The recording emerged only hours after the government described Senator Dastyari’s position as “untenable” over the earlier revelation that he warned Mr Huang that his phone might be tapped, and that he had suggested the pair leave their phones inside to avoid being heard.

After those allegations emerged, Prime Minister Malcolm Turnbull questioned Senator Dastyari’s allegiance to Australia.

“Whose side is he on? Is he on the side of the agencies that keep us safe, or is he on the side of a foreign government?” he said on Wednesday.

Before the recording emerged, Opposition Leader Bill Shorten said of Senator Dastyari: “This is not the first time his judgement has been called into question, but I certainly expect it to be the last.”

Malcolm Turnbull
Malcolm Turnbull hit out at Sam Dastyari on Wednesday. Photo: AAP

In an earlier statement, Senator Dastyari denied he had passed on classified information, saying he had only shared journalists’ gossip with Mr Huang.

“I have never been briefed by any security agency, or received any classified information about any matter, ever,” he said.

“I’ve never passed on any protected security information – I’ve never been in possession of any.  And as I’ve said publicly before, I would always act in accordance with any security advice I was given.”

The increased focus on Senator Dastyari came as Mr Turnbull was facing increasing attacks from within his own government and as momentum for a banking inquiry builds.

Nationals MP Andrew Broad lashed Mr Turnbull on Wednesday over a “complete lack of leadership” in arguing for the protection of religious freedoms, while his colleague George Christensen said a “true leader” would not have taken a “hands off” approach.
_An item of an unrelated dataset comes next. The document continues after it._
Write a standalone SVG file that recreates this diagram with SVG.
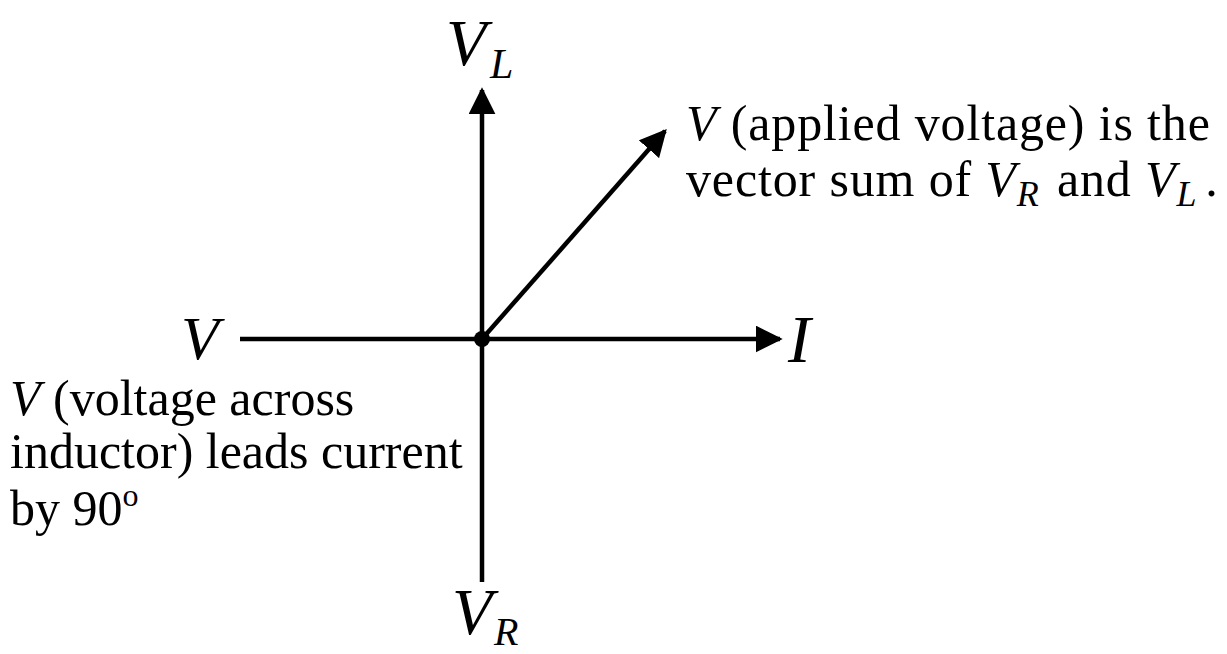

Mr Broad’s comments came only a day after LNP senator Ian Macdonald said the Prime Minister was “not seen as representing people in northern and regional Queensland”.

Nationals MP Andrew Broad criticised the PM on Wednesday morning. Photo: AAP

The Prime Minister denied tensions were boiling over as the government prepares for two upcoming byelection in New England and Bennelong.

“Australians do not expect politicians to be talking about each other in this type of area,” he said.

“They expect them to be focused on the big issues.”

In a separate development, the Greens confirmed they would back Barry O’Sullivan’s banking inquiry bill after the Nationals senator agreed to expand the commission to senior executives pay.

The Greens’ support should give the bill the votes needed to pass the House of Representatives, putting pressure on the Turnbull government to establish such an inquiry – and to fund it.